Ethnic American Cooking

Recipes for Living in a New World

By (author) Lucy M. Long

Hardback - £38.00

Publication date:

15 July 2016

Length of book:

358 pages

Publisher

Rowman & Littlefield Publishers

ISBN-13: 9781442267336

Ethnic American Cooking: Recipes for Living in a New World is much more than a cookbook. It contains recipes from almost every nationality or ethnicity residing in the US and includes a brief introduction to understanding how those recipes represent that group’s food culture. It illustrates the ways in which recipes, like identities, are fluid, adapting to new ingredients, tastes, and circumstances and are adjusted to continue to carry meaning—or perhaps acquire new ones. The book is based on the two-volume Ethnic American Food Today: A Cultural Encyclopedia, which looked at the way ethnic groups in the US eat. Here, the recipes of the varied groups are brought together for the adventurous chef, the curious reader, and the casual cook alike.

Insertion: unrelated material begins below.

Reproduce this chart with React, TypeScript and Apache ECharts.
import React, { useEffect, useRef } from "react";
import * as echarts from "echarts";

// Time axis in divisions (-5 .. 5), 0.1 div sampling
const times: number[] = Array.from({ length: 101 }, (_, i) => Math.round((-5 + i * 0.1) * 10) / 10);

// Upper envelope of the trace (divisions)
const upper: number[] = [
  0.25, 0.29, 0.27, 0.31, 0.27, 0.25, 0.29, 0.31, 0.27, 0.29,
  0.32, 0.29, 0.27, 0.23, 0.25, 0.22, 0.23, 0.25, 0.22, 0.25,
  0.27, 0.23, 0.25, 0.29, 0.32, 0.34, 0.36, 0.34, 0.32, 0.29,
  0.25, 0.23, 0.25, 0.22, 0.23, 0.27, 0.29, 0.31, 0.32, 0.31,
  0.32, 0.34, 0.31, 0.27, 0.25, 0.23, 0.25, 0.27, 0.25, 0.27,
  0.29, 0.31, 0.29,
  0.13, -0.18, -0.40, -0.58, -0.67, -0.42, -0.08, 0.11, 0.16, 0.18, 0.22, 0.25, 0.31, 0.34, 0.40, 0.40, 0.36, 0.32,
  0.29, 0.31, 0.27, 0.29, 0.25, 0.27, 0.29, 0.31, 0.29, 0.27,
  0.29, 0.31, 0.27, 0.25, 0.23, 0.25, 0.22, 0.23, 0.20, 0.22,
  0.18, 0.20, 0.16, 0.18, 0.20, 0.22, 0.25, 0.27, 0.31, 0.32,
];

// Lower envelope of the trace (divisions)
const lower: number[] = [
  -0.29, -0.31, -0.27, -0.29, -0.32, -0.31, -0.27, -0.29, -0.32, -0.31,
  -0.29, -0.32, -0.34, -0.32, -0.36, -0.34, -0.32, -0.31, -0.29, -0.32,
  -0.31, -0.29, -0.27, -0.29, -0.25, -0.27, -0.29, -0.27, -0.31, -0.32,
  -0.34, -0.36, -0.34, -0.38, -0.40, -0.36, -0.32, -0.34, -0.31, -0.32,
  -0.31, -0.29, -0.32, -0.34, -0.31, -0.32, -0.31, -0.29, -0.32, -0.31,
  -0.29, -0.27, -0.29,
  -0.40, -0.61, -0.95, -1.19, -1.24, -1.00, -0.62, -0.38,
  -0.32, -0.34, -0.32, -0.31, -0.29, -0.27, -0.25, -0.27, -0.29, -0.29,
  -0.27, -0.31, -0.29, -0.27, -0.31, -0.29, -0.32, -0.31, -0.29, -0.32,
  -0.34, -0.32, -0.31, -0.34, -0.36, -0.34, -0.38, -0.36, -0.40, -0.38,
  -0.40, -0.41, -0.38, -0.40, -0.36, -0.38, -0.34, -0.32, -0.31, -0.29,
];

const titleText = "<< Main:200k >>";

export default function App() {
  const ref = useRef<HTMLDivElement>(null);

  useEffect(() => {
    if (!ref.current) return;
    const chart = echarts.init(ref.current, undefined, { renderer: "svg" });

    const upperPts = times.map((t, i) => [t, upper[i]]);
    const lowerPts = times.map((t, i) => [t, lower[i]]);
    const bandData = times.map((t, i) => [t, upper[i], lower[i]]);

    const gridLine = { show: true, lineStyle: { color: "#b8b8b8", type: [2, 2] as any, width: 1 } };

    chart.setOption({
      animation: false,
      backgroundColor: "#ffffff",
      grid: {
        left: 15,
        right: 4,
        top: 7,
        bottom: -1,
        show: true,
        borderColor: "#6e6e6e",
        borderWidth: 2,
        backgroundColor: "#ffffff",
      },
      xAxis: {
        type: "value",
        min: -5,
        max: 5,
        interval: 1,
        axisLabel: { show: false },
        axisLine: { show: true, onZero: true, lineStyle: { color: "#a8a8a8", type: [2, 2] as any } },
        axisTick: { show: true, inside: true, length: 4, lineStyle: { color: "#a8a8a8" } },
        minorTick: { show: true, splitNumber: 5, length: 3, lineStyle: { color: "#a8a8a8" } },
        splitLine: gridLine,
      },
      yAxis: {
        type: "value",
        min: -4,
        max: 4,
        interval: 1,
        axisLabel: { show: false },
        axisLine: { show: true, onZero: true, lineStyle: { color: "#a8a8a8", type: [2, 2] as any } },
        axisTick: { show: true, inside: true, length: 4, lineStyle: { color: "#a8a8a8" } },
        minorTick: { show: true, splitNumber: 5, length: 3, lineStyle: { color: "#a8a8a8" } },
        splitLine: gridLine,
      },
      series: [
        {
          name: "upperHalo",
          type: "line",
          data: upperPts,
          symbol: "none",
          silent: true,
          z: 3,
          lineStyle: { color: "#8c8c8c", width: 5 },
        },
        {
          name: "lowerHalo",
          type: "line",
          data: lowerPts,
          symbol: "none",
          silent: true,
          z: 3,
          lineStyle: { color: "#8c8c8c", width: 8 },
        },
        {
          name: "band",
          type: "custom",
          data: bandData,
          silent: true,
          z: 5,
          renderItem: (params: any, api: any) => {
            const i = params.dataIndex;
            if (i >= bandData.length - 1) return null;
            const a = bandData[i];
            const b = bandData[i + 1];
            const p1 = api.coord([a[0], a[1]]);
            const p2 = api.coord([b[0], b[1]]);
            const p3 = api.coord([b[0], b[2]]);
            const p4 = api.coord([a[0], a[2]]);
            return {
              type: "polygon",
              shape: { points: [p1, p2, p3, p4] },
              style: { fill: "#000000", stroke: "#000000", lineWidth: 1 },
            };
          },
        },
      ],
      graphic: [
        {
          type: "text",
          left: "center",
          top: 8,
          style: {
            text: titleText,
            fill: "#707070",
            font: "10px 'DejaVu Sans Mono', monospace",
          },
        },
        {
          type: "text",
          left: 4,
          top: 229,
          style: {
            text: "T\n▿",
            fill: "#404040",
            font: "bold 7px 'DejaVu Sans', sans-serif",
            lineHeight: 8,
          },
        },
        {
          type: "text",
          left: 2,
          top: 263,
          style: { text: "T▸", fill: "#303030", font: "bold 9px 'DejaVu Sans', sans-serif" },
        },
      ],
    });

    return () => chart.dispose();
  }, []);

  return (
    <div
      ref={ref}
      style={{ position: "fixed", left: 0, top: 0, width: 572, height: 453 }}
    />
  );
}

The recipes have been tested for use in modern American home kitchens with ingredients that can be found in most supermarkets. Substitutions and options are also suggested where needed. The dishes range from gourmet to everyday and offer a taste of the myriad ethnic culinary cultures in the US.
Quintessentially a nation of immigrants, America owes its character as much to the diversity of its foods as to those who populate its land. Every newly arrived group brings its own foodways to America’s shores, adding meats, fruits, vegetables, and spices hitherto unknown. With no access to ingredients that can’t thrive in North America’s climate, creative substitution became a necessity, and so dishes drifted from their originals. Here, Long inventories the different nationalities in alphabetical order and provides one or two recipes for each, typifying the kinds of foods immigrants imported. Long makes it her business to find something to illustrate just about every ethnic tradition: China, Italy, France, Germany, and even diminutive Vanuatu islands and San Marino.... Long has tried to reflect the challenges and realities of immigrant cooking with commonly available American supermarket meats and produce.